→ Task directions:
Restate the opening lines of the material below word for word, stopping after the line that contains "plt.rcParams['font.family'] = ['Liberation".

=== Supplied data ===

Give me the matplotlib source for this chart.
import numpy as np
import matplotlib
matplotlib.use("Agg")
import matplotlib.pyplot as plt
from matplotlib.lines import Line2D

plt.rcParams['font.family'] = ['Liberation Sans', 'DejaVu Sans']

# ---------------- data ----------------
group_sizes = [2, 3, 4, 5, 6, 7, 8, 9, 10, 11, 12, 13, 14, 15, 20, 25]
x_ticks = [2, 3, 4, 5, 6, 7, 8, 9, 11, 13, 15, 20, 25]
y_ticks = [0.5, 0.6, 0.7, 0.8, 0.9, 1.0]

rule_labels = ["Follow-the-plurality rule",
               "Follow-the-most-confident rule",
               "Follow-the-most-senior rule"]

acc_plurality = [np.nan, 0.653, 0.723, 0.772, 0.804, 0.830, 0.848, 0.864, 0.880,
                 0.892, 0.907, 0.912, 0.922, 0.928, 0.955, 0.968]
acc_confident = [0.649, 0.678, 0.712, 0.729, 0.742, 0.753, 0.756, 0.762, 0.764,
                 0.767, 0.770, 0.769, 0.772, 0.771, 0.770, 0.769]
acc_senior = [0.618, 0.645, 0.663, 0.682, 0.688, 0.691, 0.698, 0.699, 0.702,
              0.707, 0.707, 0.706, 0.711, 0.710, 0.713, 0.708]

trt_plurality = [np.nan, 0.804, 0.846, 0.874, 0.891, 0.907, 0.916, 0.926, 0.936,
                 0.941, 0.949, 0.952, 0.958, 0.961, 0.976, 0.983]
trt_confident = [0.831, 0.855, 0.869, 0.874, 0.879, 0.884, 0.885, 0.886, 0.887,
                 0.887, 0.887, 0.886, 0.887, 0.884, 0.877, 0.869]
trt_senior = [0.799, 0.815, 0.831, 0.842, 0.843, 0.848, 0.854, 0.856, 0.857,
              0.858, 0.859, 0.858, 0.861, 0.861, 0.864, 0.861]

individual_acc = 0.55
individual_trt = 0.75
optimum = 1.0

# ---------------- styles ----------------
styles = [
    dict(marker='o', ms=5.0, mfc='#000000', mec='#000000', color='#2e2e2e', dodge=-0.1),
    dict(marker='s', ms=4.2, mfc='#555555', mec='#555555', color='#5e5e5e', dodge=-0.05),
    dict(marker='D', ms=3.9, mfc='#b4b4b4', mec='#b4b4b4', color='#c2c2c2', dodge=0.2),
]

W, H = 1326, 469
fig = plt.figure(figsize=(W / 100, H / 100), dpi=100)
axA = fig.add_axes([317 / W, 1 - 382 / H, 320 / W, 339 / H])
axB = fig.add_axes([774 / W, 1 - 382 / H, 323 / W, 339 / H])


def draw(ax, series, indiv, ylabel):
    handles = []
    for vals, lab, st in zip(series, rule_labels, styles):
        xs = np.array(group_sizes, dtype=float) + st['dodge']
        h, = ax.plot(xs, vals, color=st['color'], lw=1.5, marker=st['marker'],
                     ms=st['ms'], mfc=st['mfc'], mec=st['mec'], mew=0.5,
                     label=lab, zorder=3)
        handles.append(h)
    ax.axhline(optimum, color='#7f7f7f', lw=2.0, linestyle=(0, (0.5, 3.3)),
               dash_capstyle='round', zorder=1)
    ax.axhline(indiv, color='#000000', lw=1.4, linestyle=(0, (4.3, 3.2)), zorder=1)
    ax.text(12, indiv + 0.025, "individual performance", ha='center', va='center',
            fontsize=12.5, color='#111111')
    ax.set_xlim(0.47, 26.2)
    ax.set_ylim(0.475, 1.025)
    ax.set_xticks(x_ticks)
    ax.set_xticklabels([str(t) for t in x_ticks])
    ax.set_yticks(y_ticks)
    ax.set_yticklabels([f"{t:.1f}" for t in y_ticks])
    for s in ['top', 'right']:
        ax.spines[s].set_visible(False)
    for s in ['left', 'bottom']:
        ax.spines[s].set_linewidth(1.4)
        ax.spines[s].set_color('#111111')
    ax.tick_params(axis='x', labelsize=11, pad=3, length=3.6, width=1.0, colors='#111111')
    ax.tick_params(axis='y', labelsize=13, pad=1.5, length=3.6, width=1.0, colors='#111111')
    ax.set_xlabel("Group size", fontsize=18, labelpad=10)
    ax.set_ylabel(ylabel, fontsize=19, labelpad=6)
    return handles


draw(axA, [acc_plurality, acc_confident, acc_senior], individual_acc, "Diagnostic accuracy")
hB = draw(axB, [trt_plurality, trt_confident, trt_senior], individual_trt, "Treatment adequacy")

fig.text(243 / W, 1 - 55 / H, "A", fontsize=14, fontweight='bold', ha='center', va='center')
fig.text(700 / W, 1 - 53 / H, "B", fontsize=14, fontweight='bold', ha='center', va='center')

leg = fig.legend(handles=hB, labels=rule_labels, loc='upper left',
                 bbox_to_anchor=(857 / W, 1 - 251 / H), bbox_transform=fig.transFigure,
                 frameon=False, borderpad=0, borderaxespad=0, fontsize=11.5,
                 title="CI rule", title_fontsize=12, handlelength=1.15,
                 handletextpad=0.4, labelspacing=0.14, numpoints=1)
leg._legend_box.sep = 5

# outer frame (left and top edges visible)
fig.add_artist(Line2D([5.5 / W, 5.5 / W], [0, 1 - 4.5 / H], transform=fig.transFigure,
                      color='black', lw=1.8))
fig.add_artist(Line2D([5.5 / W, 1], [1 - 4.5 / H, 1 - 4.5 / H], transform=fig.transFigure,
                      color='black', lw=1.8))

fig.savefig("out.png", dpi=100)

===

→ Response below:
Give me the matplotlib source for this chart.
import numpy as np
import matplotlib
matplotlib.use("Agg")
import matplotlib.pyplot as plt
from matplotlib.lines import Line2D

plt.rcParams['font.family'] = ['Liberation Sans', 'DejaVu Sans']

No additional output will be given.